UTA On Demand is an on-demand microtransit service provided by the Utah Transit Authority (UTA) in Utah. The service combines elements of conventional public transit and ridesharing, allowing passengers to request shared rides within designated service zones. Trips are routed dynamically, and the service is intended in part to connect riders with UTA's bus and rail network.

==History==
UTA launched its first on-demand microtransit pilot in southern Salt Lake County in November 2019 in partnership with transportation technology company Via. The initial service covered communities including Bluffdale, Draper, Herriman, Riverton and South Jordan. After nearly two years as a pilot, UTA made the service permanent in August 2021, replacing several Flex bus routes in the area.

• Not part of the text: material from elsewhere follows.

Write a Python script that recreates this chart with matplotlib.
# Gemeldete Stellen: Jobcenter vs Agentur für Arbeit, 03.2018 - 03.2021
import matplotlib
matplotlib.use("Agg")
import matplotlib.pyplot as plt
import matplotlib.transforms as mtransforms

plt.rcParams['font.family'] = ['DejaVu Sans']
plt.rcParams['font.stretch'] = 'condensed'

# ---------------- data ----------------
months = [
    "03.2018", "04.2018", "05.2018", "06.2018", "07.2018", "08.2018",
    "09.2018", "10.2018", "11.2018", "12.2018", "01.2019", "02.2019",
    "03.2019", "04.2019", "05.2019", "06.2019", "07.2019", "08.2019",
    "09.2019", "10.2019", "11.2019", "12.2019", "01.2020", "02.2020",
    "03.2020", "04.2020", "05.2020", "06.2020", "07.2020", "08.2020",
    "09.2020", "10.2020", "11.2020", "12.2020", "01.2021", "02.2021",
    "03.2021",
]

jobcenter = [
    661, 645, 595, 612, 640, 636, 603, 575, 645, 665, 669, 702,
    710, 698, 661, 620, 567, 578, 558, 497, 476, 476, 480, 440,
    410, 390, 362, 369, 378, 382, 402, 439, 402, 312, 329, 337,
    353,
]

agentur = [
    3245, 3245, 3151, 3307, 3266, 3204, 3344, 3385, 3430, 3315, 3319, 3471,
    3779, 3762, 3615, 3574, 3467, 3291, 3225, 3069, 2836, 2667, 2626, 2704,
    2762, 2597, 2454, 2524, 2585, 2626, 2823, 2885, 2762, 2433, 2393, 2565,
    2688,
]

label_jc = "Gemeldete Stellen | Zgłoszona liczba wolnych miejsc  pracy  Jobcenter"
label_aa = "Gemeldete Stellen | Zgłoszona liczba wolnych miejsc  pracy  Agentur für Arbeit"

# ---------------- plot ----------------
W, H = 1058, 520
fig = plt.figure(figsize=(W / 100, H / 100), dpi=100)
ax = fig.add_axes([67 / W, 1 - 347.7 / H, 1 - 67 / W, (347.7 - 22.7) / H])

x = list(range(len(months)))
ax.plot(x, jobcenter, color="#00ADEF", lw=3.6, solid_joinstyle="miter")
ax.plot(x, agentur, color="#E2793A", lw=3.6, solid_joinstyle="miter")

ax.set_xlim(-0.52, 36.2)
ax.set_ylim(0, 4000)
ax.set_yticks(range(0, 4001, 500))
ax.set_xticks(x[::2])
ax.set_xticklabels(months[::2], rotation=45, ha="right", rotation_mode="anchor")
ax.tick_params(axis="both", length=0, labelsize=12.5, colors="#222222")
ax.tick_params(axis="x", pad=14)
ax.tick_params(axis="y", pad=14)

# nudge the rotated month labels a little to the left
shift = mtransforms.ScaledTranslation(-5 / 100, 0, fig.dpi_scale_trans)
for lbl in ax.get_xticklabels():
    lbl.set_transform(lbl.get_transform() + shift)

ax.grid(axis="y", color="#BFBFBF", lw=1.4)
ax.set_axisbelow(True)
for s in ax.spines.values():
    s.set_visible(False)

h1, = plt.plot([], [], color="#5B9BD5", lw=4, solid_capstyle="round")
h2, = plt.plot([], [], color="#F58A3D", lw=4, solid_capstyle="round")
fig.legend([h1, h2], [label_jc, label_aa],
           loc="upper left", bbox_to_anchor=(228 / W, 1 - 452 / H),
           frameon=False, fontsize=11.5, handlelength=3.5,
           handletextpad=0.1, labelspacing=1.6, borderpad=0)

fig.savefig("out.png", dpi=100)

UTA subsequently expanded On Demand to Salt Lake City's west side in late 2021 and to portions of Davis and Tooele counties in 2022. The west-side service experienced rapid early growth; KSL reported that ride requests increased 930 percent between December 2021 and September 2022.

The service reached the Provo–Orem area of Utah County in 2025. In August 2026, UTA expanded it into northern Utah County, including Alpine, American Fork, Cedar Hills, Eagle Mountain, Highland, Lehi, Lindon, Pleasant Grove and Saratoga Springs. The expansion became UTA's sixth On Demand service zone.